Objective
Copy every line in the records below that contains the word "image".

Data extract

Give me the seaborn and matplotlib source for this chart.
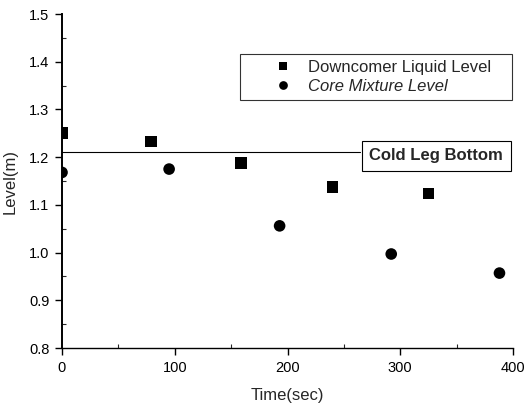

--

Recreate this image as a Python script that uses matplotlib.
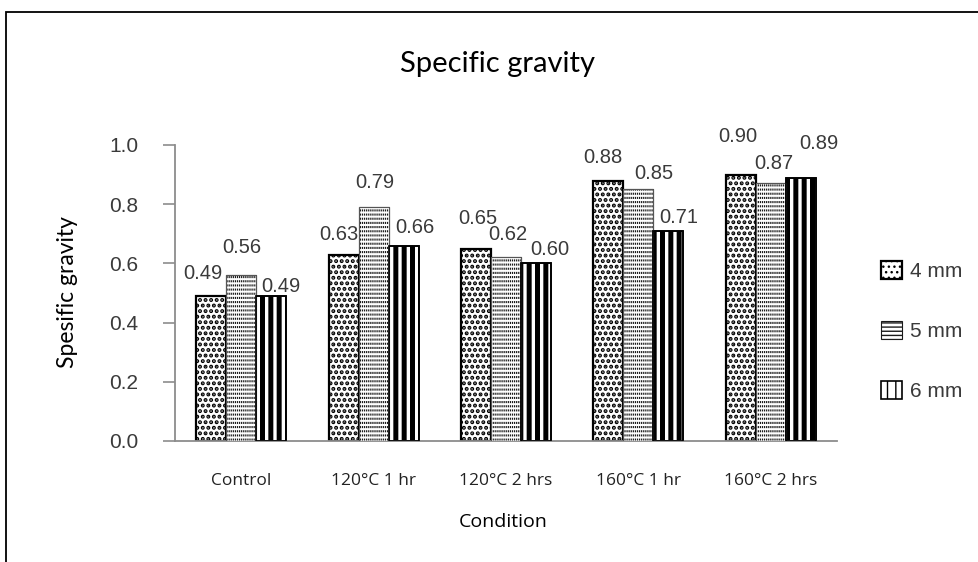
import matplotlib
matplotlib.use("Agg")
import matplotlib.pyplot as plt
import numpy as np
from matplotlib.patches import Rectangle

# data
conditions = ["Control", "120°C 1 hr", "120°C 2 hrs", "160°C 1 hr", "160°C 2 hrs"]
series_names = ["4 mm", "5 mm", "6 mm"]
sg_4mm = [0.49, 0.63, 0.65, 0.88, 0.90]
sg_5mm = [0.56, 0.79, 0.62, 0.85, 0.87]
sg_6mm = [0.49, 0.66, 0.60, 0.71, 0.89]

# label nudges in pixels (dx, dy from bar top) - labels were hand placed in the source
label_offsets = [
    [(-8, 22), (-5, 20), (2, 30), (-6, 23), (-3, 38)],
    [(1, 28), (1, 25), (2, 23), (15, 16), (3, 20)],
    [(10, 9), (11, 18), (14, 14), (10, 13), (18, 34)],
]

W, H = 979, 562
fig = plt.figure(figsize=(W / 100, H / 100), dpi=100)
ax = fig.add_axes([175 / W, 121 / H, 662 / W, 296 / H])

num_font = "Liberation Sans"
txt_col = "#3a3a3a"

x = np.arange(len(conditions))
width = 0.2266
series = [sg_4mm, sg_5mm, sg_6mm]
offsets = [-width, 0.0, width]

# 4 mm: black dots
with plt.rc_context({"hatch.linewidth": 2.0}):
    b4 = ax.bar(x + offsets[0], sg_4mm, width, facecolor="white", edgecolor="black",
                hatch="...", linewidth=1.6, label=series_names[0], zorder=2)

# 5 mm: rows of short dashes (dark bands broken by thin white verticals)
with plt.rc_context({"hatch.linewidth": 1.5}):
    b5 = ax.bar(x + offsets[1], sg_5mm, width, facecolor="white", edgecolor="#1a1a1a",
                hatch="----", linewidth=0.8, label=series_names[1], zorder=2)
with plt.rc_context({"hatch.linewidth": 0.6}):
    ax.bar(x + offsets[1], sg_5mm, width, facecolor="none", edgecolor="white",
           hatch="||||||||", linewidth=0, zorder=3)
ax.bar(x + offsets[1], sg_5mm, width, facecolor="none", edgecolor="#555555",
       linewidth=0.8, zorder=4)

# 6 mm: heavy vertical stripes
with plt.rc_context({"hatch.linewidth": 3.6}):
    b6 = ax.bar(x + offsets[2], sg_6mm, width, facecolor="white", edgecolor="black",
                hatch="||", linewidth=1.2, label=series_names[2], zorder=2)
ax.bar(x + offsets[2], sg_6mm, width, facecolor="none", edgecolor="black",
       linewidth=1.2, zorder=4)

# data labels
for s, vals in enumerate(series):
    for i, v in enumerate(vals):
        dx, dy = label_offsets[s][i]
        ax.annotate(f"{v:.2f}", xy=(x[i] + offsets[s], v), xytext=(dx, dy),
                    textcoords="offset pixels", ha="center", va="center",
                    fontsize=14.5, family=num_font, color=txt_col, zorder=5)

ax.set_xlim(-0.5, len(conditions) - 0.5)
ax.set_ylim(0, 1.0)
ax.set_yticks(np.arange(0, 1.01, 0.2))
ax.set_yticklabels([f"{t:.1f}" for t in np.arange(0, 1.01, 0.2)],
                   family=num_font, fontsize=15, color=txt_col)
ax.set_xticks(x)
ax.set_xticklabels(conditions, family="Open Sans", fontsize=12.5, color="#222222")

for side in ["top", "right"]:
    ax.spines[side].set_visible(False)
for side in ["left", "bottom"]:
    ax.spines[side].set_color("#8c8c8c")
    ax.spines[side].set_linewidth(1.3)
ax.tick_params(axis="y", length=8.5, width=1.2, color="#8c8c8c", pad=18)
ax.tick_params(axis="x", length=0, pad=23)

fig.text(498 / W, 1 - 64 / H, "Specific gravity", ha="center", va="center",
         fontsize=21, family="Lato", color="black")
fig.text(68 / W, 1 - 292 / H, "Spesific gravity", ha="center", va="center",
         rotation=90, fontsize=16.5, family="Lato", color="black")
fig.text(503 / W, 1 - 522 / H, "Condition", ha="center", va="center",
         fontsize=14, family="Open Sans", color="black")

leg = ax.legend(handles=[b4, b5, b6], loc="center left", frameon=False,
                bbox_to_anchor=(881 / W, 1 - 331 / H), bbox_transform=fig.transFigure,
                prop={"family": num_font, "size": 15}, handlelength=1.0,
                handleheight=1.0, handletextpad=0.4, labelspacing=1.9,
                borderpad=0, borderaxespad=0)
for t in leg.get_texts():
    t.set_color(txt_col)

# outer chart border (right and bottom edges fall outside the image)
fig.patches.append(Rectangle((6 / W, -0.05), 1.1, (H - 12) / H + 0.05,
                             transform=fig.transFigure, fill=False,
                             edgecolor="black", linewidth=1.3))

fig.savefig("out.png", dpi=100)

...

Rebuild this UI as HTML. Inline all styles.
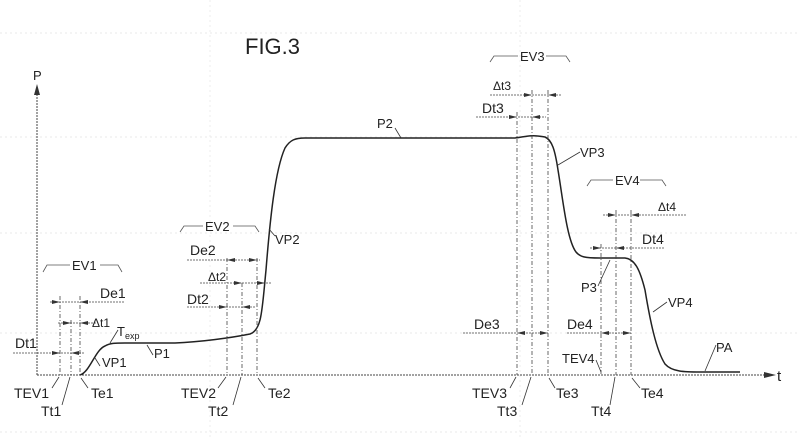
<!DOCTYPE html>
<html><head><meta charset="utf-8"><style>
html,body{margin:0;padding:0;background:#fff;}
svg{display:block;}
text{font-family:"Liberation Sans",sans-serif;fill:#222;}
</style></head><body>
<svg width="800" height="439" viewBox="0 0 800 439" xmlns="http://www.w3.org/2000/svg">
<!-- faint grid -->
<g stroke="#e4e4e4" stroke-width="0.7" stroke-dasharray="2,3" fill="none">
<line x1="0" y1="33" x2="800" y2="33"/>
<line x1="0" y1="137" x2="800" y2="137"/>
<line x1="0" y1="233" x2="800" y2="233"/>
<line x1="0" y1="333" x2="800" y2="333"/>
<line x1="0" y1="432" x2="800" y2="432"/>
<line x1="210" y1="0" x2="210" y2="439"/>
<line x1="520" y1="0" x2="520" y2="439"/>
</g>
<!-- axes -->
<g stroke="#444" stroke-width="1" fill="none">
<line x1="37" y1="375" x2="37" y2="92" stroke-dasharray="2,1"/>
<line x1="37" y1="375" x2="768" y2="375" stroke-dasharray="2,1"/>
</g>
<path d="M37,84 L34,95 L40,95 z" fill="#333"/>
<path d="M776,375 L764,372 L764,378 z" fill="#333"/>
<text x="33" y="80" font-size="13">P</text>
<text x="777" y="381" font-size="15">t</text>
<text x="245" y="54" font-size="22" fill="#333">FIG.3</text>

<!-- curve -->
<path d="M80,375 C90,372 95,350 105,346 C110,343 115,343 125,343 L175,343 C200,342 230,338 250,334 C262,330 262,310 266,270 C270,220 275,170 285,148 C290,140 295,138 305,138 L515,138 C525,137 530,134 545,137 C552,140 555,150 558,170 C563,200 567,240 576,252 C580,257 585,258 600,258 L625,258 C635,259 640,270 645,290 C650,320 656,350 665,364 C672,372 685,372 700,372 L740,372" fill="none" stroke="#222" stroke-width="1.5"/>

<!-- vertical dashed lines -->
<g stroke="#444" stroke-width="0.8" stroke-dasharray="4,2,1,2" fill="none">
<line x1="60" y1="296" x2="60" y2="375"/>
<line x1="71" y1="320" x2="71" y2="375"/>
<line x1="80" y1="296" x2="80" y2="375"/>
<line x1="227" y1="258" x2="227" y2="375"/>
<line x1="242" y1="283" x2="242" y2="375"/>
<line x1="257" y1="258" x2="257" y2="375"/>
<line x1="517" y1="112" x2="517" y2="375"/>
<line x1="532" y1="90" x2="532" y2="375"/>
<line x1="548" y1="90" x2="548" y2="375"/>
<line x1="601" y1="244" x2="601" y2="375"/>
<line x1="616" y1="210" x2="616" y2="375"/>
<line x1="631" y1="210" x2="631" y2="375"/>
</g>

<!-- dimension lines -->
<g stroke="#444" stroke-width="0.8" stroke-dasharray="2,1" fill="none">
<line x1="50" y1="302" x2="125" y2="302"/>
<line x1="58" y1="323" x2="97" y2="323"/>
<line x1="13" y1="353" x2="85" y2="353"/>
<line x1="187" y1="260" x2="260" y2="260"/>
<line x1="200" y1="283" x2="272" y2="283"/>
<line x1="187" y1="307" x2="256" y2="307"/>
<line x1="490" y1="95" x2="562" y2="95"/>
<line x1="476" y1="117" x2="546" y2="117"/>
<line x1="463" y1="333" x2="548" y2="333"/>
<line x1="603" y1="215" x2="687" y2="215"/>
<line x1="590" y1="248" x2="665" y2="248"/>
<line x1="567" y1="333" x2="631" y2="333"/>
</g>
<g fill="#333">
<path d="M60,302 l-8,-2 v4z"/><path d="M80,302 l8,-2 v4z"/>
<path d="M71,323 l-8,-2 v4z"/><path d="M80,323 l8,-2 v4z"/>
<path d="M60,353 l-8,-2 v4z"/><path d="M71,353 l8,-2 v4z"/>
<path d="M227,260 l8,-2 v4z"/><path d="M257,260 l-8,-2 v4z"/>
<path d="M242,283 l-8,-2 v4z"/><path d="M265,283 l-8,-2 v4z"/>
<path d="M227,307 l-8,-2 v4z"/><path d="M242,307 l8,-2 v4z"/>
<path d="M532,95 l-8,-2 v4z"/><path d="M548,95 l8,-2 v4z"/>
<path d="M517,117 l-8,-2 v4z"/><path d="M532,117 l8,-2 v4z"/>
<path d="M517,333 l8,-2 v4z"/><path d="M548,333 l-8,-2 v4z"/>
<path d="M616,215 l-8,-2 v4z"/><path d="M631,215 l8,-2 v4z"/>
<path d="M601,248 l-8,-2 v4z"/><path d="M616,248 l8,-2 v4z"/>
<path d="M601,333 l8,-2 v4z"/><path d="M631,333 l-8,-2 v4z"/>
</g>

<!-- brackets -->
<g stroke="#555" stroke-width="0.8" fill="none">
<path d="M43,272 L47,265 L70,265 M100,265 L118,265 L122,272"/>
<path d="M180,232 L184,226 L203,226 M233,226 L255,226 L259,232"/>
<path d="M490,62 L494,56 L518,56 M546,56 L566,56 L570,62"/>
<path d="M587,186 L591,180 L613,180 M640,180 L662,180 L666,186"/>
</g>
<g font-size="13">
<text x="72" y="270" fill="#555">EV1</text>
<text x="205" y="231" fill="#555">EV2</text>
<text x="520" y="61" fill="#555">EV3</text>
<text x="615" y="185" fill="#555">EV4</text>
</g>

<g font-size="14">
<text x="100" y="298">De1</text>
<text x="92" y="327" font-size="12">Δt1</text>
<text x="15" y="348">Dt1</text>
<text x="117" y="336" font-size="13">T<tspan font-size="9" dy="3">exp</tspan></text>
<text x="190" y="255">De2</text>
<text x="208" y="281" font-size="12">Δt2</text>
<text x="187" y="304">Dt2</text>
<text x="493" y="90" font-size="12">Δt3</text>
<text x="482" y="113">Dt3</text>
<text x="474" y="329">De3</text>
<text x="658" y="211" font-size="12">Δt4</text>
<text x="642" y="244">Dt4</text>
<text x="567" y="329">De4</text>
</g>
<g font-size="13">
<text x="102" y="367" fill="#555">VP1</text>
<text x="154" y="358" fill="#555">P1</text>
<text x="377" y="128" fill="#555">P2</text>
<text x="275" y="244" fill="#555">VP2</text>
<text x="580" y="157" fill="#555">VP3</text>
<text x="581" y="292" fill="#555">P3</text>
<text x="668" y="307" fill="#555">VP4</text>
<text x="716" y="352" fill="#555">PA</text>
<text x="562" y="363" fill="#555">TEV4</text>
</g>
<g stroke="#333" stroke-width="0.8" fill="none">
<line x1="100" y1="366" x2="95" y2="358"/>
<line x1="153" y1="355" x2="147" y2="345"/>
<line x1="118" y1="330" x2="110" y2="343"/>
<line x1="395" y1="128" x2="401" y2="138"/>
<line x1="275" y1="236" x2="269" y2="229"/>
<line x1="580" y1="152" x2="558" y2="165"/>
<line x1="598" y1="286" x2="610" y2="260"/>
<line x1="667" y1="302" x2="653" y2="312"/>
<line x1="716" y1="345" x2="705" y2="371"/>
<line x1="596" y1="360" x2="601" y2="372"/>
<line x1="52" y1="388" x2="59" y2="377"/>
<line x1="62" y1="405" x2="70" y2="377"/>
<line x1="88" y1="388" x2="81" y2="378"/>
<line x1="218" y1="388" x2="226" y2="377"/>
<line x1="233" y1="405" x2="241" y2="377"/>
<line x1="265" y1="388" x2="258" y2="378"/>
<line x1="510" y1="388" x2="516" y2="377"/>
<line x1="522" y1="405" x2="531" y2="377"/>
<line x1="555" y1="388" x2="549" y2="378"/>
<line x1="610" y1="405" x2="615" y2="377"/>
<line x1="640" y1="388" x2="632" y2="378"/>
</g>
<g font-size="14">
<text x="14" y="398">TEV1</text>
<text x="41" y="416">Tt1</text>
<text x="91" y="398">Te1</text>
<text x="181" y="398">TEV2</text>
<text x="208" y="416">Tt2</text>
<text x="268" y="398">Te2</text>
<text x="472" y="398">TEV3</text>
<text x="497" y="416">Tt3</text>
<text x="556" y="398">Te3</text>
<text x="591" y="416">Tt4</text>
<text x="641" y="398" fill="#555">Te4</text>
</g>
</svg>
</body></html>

Response to the task
Recreate this image as a Python script that uses matplotlib.
# outer chart border (right and bottom edges fall outside the image)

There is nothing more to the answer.